Q. When talking to atheists, I am often asked some very difficult questions. It becomes frustrating at times, but I need help on how to properly address certain things they bring up.
One question was one that I probably should expect from them, it goes like this “If God told you to kill someone would you do it?”, and of course they bring up Abraham as an example. My response was on what basis do you ask this question? Are you assuming things about God?
Then they tell me its not a hypothetical scenario, and that I’m not answering the question. The thing is that I know they are trying to back me up into a corner. They also said this “Many people have killed because they heard the voice of God”. The conversation then becomes very frustrating, and they often go to make insults from there.
The other thing that I want to address properly is the laws. Christ was sinless and he fulfilled the law. However, atheists always bring up the OT laws-the Mosaic and Levitical laws and so forth, and ask why we don’t follow them. So, if the keeping of the Sabbath is brought up, -and Jesus mentioned if a sheep falls into a pit, will not the man lift it out- how do I answer to them if they say he wasn’t keeping the commandment.

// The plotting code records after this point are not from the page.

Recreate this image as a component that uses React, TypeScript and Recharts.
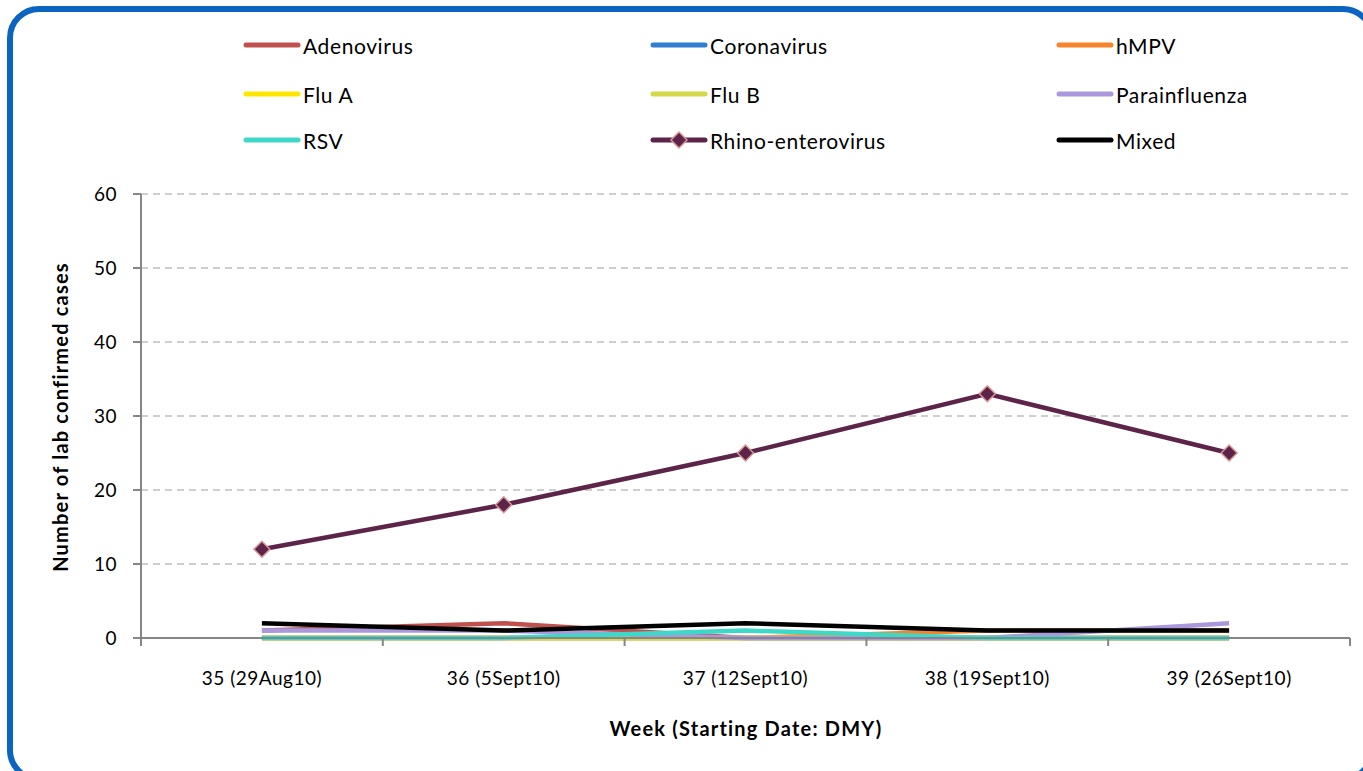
import React from "react";
import { CartesianGrid, Line, LineChart, XAxis, YAxis } from "recharts";

const weeks = ["35 (29Aug10)", "36 (5Sept10)", "37 (12Sept10)", "38 (19Sept10)", "39 (26Sept10)"];

const adenovirus = [1, 2, 0, 0, 0];
const coronavirus = [0, 0, 0, 0, 0];
const hmpv = [0, 0, 0, 1, 1];
const fluA = [0, 0, 0, 0, 0];
const fluB = [0, 0, 0, 0, 0];
const parainfluenza = [1, 1, 0, 0, 2];
const rsv = [0, 0, 1, 0, 0];
const rhino = [12, 18, 25, 33, 25];
const mixed = [2, 1, 2, 1, 1];

const yTicks = [0, 10, 20, 30, 40, 50, 60];
const xTicks = [-0.5, 0, 0.5, 1, 1.5, 2, 2.5, 3, 3.5, 4, 4.5];

const series = [
  { key: "adenovirus", name: "Adenovirus", color: "#c0504d", values: adenovirus },
  { key: "coronavirus", name: "Coronavirus", color: "#2f7ed0", values: coronavirus },
  { key: "hmpv", name: "hMPV", color: "#f7842a", values: hmpv },
  { key: "fluA", name: "Flu A", color: "#ffe600", values: fluA },
  { key: "fluB", name: "Flu B", color: "#d2da4a", values: fluB },
  { key: "parainfluenza", name: "Parainfluenza", color: "#ab97dc", values: parainfluenza },
  { key: "rsv", name: "RSV", color: "#3dd8c8", values: rsv },
  { key: "rhino", name: "Rhino-enterovirus", color: "#5c2448", values: rhino },
  { key: "mixed", name: "Mixed", color: "#000000", values: mixed },
];

const data = weeks.map((w, i) => {
  const row: Record<string, number | string> = { idx: i, week: w };
  series.forEach((s) => (row[s.key] = s.values[i]));
  return row;
});

const FONT = "Lato, 'Noto Sans', sans-serif";

const Diamond = (props: { cx?: number; cy?: number }) => {
  const { cx, cy } = props;
  if (cx == null || cy == null) return null;
  const r = 8;
  return (
    <path
      d={`M${cx},${cy - r}L${cx + r},${cy}L${cx},${cy + r}L${cx - r},${cy}Z`}
      fill="#5c2448"
      stroke="#d99694"
      strokeWidth={1.5}
    />
  );
};

const WeekTick = (props: { x?: number; y?: number; payload?: { value: number } }) => {
  const { x = 0, y = 0, payload } = props;
  const v = payload ? payload.value : 0;
  if (Number.isInteger(v)) {
    return (
      <text
        x={x}
        y={y + 47}
        textAnchor="middle"
        fontSize={19}
        letterSpacing={0.5}
        fill="#000"
        fontFamily={FONT}
      >
        {weeks[v]}
      </text>
    );
  }
  return <line x1={x} x2={x} y1={y} y2={y + 8} stroke="#868686" strokeWidth={2} />;
};

// legend laid out like the original: 3 columns x 3 rows
const legendCols = [243, 650, 1056];
const legendRows = [45, 94, 140];

function ChartLegend() {
  return (
    <>
      {series.map((s, i) => {
        const x = legendCols[i % 3];
        const y = legendRows[Math.floor(i / 3)];
        return (
          <div
            key={s.key}
            style={{ position: "absolute", left: x, top: y - 14, height: 28, display: "flex", alignItems: "center" }}
          >
            <svg width={58} height={20} style={{ display: "block" }}>
              <line x1={3} x2={55} y1={10} y2={10} stroke={s.color} strokeWidth={5} strokeLinecap="round" />
              {s.key === "rhino" && <Diamond cx={29} cy={10} />}
            </svg>
            <span style={{ fontFamily: FONT, fontSize: 21, letterSpacing: 0.6, color: "#000", marginLeft: 2 }}>
              {s.name}
            </span>
          </div>
        );
      })}
    </>
  );
}

export default function App() {
  return (
    <div style={{ position: "absolute", left: 0, top: 0, width: 1363, height: 771, overflow: "hidden", background: "#fff" }}>
      <div
        style={{
          position: "absolute",
          left: 7,
          top: 6,
          width: 1368,
          height: 776,
          border: "6px solid #0a64c0",
          borderRadius: 32,
          boxSizing: "border-box",
        }}
      />
      <ChartLegend />
      <div style={{ position: "absolute", left: 0, top: 0 }}>
        <LineChart width={1363} height={771} data={data} margin={{ top: 194, right: 13, bottom: 73, left: 81 }}>
          <CartesianGrid vertical={false} stroke="#bfbfbf" strokeDasharray="7 5" strokeWidth={1.5} />
          <XAxis
            type="number"
            dataKey="idx"
            domain={[-0.5, 4.5]}
            ticks={xTicks}
            interval={0}
            height={60}
            tickSize={0}
            tickMargin={0}
            tickLine={false}
            axisLine={{ stroke: "#868686", strokeWidth: 2 }}
            tick={<WeekTick />}
          />
          <YAxis
            domain={[0, 60]}
            ticks={yTicks}
            width={60}
            tickSize={8}
            tickMargin={16}
            interval={0}
            axisLine={{ stroke: "#868686", strokeWidth: 2 }}
            tickLine={{ stroke: "#868686", strokeWidth: 2 }}
            tick={{ fill: "#000", fontSize: 19, fontFamily: FONT, letterSpacing: 0.5 }}
          />
          {series.map((s) => (
            <Line
              key={s.key}
              type="linear"
              dataKey={s.key}
              name={s.name}
              stroke={s.color}
              strokeWidth={4.5}
              dot={s.key === "rhino" ? <Diamond /> : false}
              activeDot={false}
              isAnimationActive={false}
            />
          ))}
        </LineChart>
      </div>
      <div
        style={{
          position: "absolute",
          left: 60,
          top: 417,
          transform: "translate(-50%, -50%) rotate(-90deg)",
          whiteSpace: "nowrap",
          fontFamily: FONT,
          fontWeight: "bold",
          fontSize: 20,
          letterSpacing: 1.2,
        }}
      >
        Number of lab confirmed cases
      </div>
      <div
        style={{
          position: "absolute",
          left: 746,
          top: 728,
          transform: "translate(-50%, -50%)",
          whiteSpace: "nowrap",
          fontFamily: FONT,
          fontWeight: "bold",
          fontSize: 20,
          letterSpacing: 1.2,
        }}
      >
        Week (Starting Date: DMY)
      </div>
    </div>
  );
}
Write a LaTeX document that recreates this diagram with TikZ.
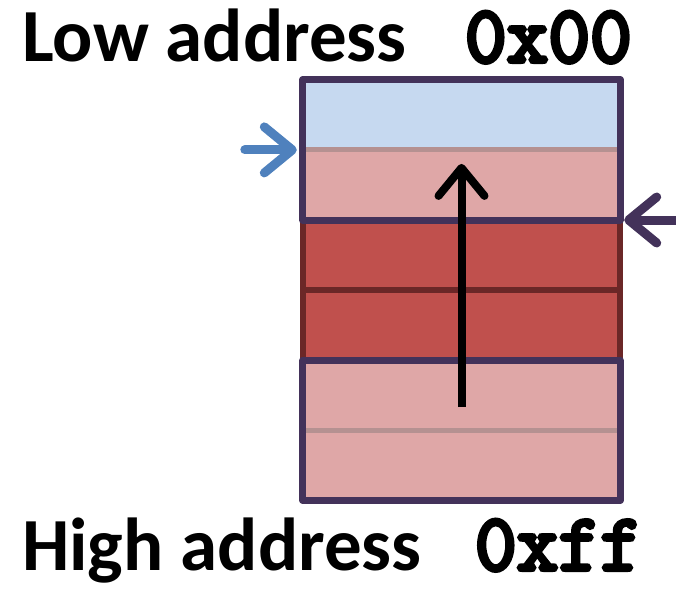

In other words, did the original commandment even restrict works on the Sabbath to the detail the Jews took it as being, or was the Sabbath just a day where no work was to be done in “general”, for lack of a better word.
Any answers or advice would be great, I just want to make sure that I answer them properly.
A. A careful reading of Genesis 22 shows that Abraham knew that he was acting out a prophecy to show how God would one day offer His only son as a sin offering. This can be shown in his instructions to his servants in Genesis 22:5. He said to his servants, “Stay here with the donkey while I and the boy go over there. We will worship and then we will come back to you.” In Hebrews 11:17-19 we’re told that Abraham’s faith was so strong that he knew that God would bring Isaac back from the dead if it came to that.
The Old Testament Commandment to rest on the Sabbath is the only one of the 10 not repeated in some form in the New Testament. This tells us it’s a model of something else. And sure enough in Hebrews 4 we learn that it represents continuing to work for your salvation after you’ve already asked for and received it. It shows that you don’t really believe that the Lord’s death saved you, and therefore you aren’t saved and will die in your sins.
And in Matt. 12:12 the Lord showed that the prevailing view about work on the Sabbath was excessive, and that doing good on the Sabbath was lawful. Therefore He didn’t break the commandment.
It’s good to be able to answer the questions of doubters, but you should also know that some don’t want to hear an explanation. They are just trying to get you to doubt the correctness of your own position.